Is it time for the Supreme Court to have a detailed, binding code of ethics?
That’s a question sparked by the recent report from ProPublica that in 2008, Justice Samuel Alito took a luxury fishing trip to Alaska on a billionaire’s private jet.
Justice Alito did not report the trip on his financial disclosure. That may have violated a federal law that requires justices to disclose most such gifts, according to the ProPublica story.
Nor did Justice Alito recuse himself when cases involving businesses of the billionaire, Paul Singer, came before the court. In 2014, justices voted 7-1 in favor of Mr. Singer’s hedge fund in a lawsuit that ultimately netted it $2.4 billion.
Justice Alito has denied that he did anything wrong. In a prebuttal in The Wall Street Journal published prior to ProPublica’s release of the story – an unusual step – he said that the trip was personal hospitality, and thus he didn’t need to report it. He wasn’t aware Mr. Singer had any interest in the cases before the court, he insisted.
There’s been a code of conduct for federal court judges since 1973, but the Supreme Court isn’t bound by it.

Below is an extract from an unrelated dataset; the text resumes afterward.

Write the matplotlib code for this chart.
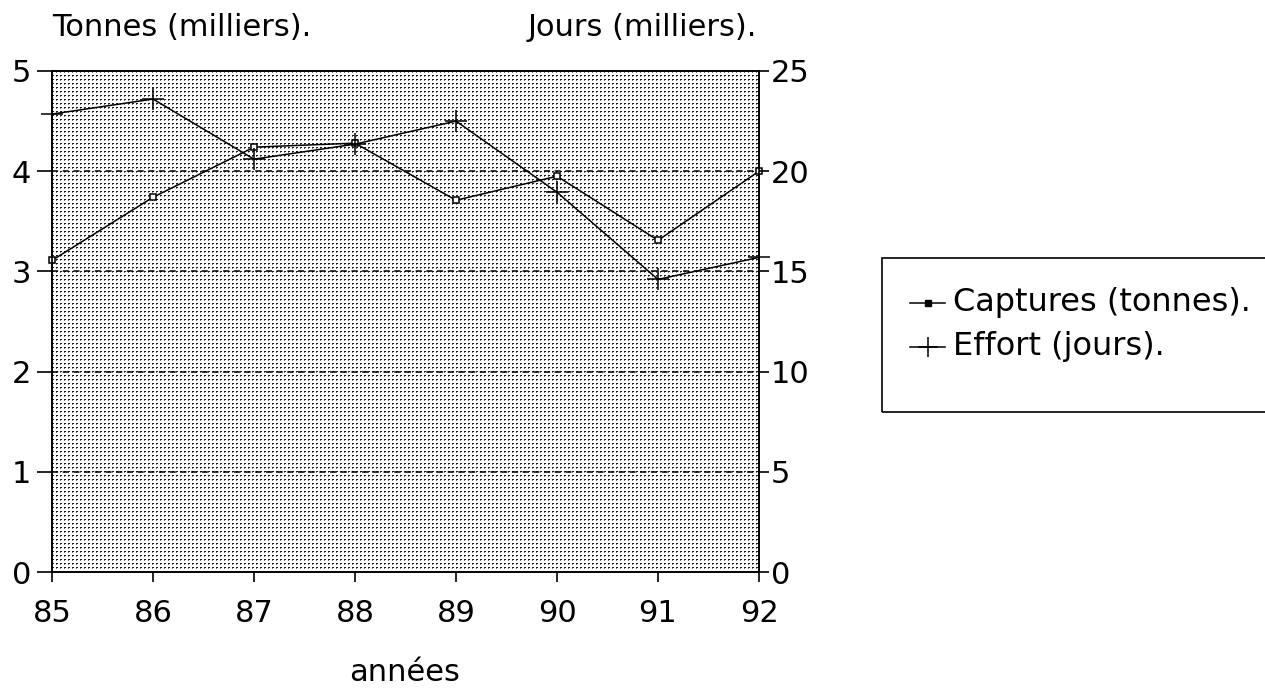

That should change, say some experts, given the allegations against Justice Alito and recent revelations about gifts to Justice Clarence Thomas from billionaire Harlan Crow.
This isn’t about attacking the court’s conservative majority, some insist. Justice Sonia Sotomayor has not recused herself from court cases involving publisher Penguin Random House, which has paid her millions in book royalties.
“A demand for ethical constraints is not an attack on the Court or any single justice. It is simply common sense,” said the watchdog group Project on Government Oversight earlier this month.